##### Supplied data #####
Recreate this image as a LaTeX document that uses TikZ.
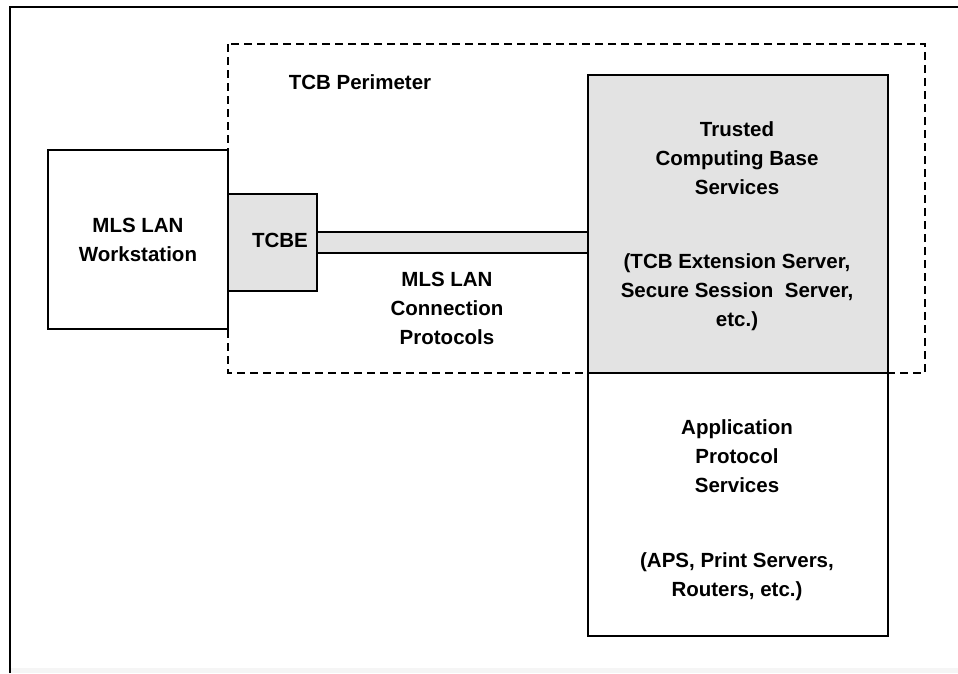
\documentclass[tikz,border=0pt]{standalone}
\usepackage{fontspec}
\setmainfont{Liberation Sans}
\begin{document}
\begin{tikzpicture}[x=1pt,y=-1pt,
  box/.style={draw=black,line width=2.8pt,inner sep=0pt},
  shaded/.style={box,fill=boxgray},
  lbl/.style={align=center,inner sep=0pt,font=\bfseries\fontsize{20.5}{29}\selectfont},
  perim/.style={draw=black,line width=2.4pt,dash pattern=on 8pt off 5pt}]
\definecolor{boxgray}{HTML}{E3E3E3}
\useasboundingbox (0,0) rectangle (958,673);
\fill[white] (0,0) rectangle (958,673);
\fill[black!4] (10,668) rectangle (958,673);
% outer frame (partially visible)
\draw[line width=2.4pt] (10,673) -- (10,7) -- (958,7);
% TCB perimeter
\coordinate (pTL) at (228,44);
\coordinate (pBR) at (925,373);
\draw[perim] (pTL) rectangle (pBR);
% workstation
\node[box,fill=white,minimum width=180pt,minimum height=179pt] (ws) at (138,239.5) {};
% channel
\node[shaded,minimum width=271pt,minimum height=21pt] (chan) at (452.5,242.5) {};
% TCBE
\node[shaded,minimum width=89pt,minimum height=97pt] (tcbe) at (272.5,242.5) {};
% TCB services
\node[shaded,minimum width=300pt,minimum height=298pt] (tcb) at (738,224) {};
% application services
\node[box,fill=white,minimum width=300pt,minimum height=263pt] (app) at (738,504.5) {};
% labels
\node[lbl] (wslbl) at (ws.center) {MLS LAN\\Workstation};
\node[lbl] (tcbelbl) at (280,240) {TCBE};
\node[lbl] (chanlbl) at (447,308) {MLS LAN\\Connection\\Protocols};
\node[lbl] (perimlbl) at (360,82) {TCB Perimeter};
\node[lbl] (tcblbl) at (737,158) {Trusted\\Computing Base\\Services};
\node[lbl] (tcbsub) at (737,292) {(TCB Extension Server,\\Secure Session\ \ Server,\\etc.)};
\node[lbl] (applbl) at (737,456) {Application\\Protocol\\Services};
\node[lbl] (appsub) at (737,577) {(APS, Print Servers,\\Routers, etc.)};
\end{tikzpicture}
\end{document}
#####
Exercise objective
Exclude the images and reproduce the remaining data exactly.

Exercise answer
Recreate this image as a LaTeX document that uses TikZ.
\documentclass[tikz,border=0pt]{standalone}
\usepackage{fontspec}
\setmainfont{Liberation Sans}
\begin{document}
\begin{tikzpicture}[x=1pt,y=-1pt,
  box/.style={draw=black,line width=2.8pt,inner sep=0pt},
  shaded/.style={box,fill=boxgray},
  lbl/.style={align=center,inner sep=0pt,font=\bfseries\fontsize{20.5}{29}\selectfont},
  perim/.style={draw=black,line width=2.4pt,dash pattern=on 8pt off 5pt}]
\definecolor{boxgray}{HTML}{E3E3E3}
\useasboundingbox (0,0) rectangle (958,673);
\fill[white] (0,0) rectangle (958,673);
\fill[black!4] (10,668) rectangle (958,673);
% outer frame (partially visible)
\draw[line width=2.4pt] (10,673) -- (10,7) -- (958,7);
% TCB perimeter
\coordinate (pTL) at (228,44);
\coordinate (pBR) at (925,373);
\draw[perim] (pTL) rectangle (pBR);
% workstation
\node[box,fill=white,minimum width=180pt,minimum height=179pt] (ws) at (138,239.5) {};
% channel
\node[shaded,minimum width=271pt,minimum height=21pt] (chan) at (452.5,242.5) {};
% TCBE
\node[shaded,minimum width=89pt,minimum height=97pt] (tcbe) at (272.5,242.5) {};
% TCB services
\node[shaded,minimum width=300pt,minimum height=298pt] (tcb) at (738,224) {};
% application services
\node[box,fill=white,minimum width=300pt,minimum height=263pt] (app) at (738,504.5) {};
% labels
\node[lbl] (wslbl) at (ws.center) {MLS LAN\\Workstation};
\node[lbl] (tcbelbl) at (280,240) {TCBE};
\node[lbl] (chanlbl) at (447,308) {MLS LAN\\Connection\\Protocols};
\node[lbl] (perimlbl) at (360,82) {TCB Perimeter};
\node[lbl] (tcblbl) at (737,158) {Trusted\\Computing Base\\Services};
\node[lbl] (tcbsub) at (737,292) {(TCB Extension Server,\\Secure Session\ \ Server,\\etc.)};
\node[lbl] (applbl) at (737,456) {Application\\Protocol\\Services};
\node[lbl] (appsub) at (737,577) {(APS, Print Servers,\\Routers, etc.)};
\end{tikzpicture}
\end{document}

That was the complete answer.